当然国内政治がガラリと変わるのは勿論、保革が入れ替われば「歴史観」まで変わるのです。対外的にも前の政権が約束した事は反故になる。保守政権が続けばそうでもないが、保守から革新へ、あるいはその逆も、国際的約束はシャッフルされる事がある。こう理解した方が良い。ですから国際的約束は同一陣営の政権時代限りと割り切って、友好関係を構築するのが良い。善悪の問題ではなく、文化の問題ですから。国際政治のグローバル・スタンダードに反すると息巻いても、時代は変わって国際政治のゲーム・チェンジヤーの中国の登場によって、国際関係の欧米基準によって形成されたグローバル・スタンダードも見直されているのですから。

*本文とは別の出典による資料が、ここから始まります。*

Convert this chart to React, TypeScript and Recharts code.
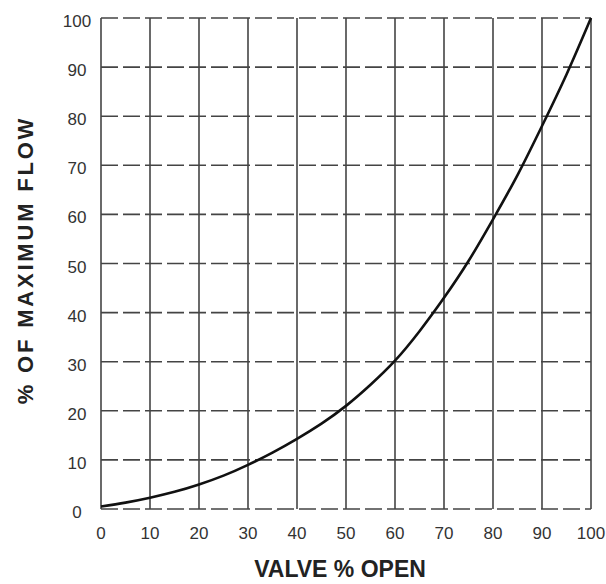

わが保守本流の岸田政権も7月の参議院選挙後は選挙無しの黄金の3年の期間があり、韓国保守の尹錫悦政権も5年間あり、是非近隣友好関係を築いて日韓黄金時代を形成して、激変する世界情勢に協力対応して欲しいと願うものです。そもそも岸田首相は東南アジア、欧米を歴訪しながら、隣国の新大統領就任式に欠席するとは、どう言う事か!日韓の新しい関係構築の絶好の機会を逃してはならない。以上は韓国の同じキリスト教徒同士の長い友情関係を保ってきた私の切なる願いです。
日韓の懸け橋、詩人茨木のり子の再評価
その韓国で最近日本の女性詩人、茨木のり子(1926~2006)が再評価されているとの事です。彼女は自立の詩人と呼ばれ、家族の連帯が強かった韓国社会が、IMF危機介入以来の新自由主義経済で激烈な個人間競争による個人主義化が急激に進み、ネット中傷や自殺者の急増の弊害もあり、ここに来て改めて個人の「自立」の意味が問われる様になったからでしょうか。彼女は高齢になって韓国語を学び、韓国で詩集を出し、韓国の文学者と交流をしていました。日韓のこころの深い理解者であったのです。
「倚(よ)りかからず」
“もはや/できあいの思想には倚りかかりたくない もはや/できあいの宗教には倚りかかりたくない もはや/できあいの学問には倚りかかりたくない もはや/いかなる権威にも倚りかかりたくはない ながく生きて/心底学んだのはそれぐらい じぶんの耳目/じぶんの二本足のみで立っていて なに不都合のことやある/倚りかかるとすれば それは/椅子の背もたれだけ”
は余りにも有名ですね。私も主著「まれびとイエスの神、講話」で取り上げています。ここではもう一つの有名な詩を取り上げます。
「自分の感受性くらい」
“ ぱさぱさに乾いてゆく心を/ひとのせいにはするな/みずから水やりを怠っておいて 気難しくなってきたのを/友人のせいにはするな/しなやかさを失ったのはどちらなのか 苛立つのを/近親のせいにはするな/なにもかも下手だったのはわたくし 初心消えかかるのを/暮らしのせいにはするな/そもそもがひよわな志しにすぎなかった 駄目なことの一切を/時代のせいにはするな/わずかに光る尊厳の放棄 自分の感受性くらい/自分で守れ ばかものよ”
ともすれば他者に依存し、甘え、かなわなければすねる、悪態をつくネット中傷をして留飲を下げる甘えた現代人の品位の低下を厳しく問う「自立」の姿勢に襟を正されます。
日韓社会の共通課題、自立成立の秘訣
茨木のり子の詩を受けて、私はさらに問いたいのです。自分の感受性くらい自分で守れ、自分の干からびたこころに水やりを怠るな、と言う自立した人間の矜持を保つ秘訣はどこにあるのか?と言う事です。
私は半世紀以上、毎日聖書を読み、デボーションと言う黙想の時を持ち、日曜日毎に教会に通つて、自分の心に水やりを絶やさないようにしていますが、この詩を読んでつくづくよかったなあと実感します。私の様な干からびたこころの人間は、この水やり無くして傘寿の齢を迎える事は出来なかったと深く思うからです。
日韓共に自立・自助・自己責任が問われる厳しい時代に生きています。激変する社会に適応するのも大変です。自分の事で精一杯、そんなギスギスしたこころに潤いの、隣人を、隣国を理解し、愛する余裕と潤いが与えられる様、自分のこころに水やりの必要があるのではないでしょうか。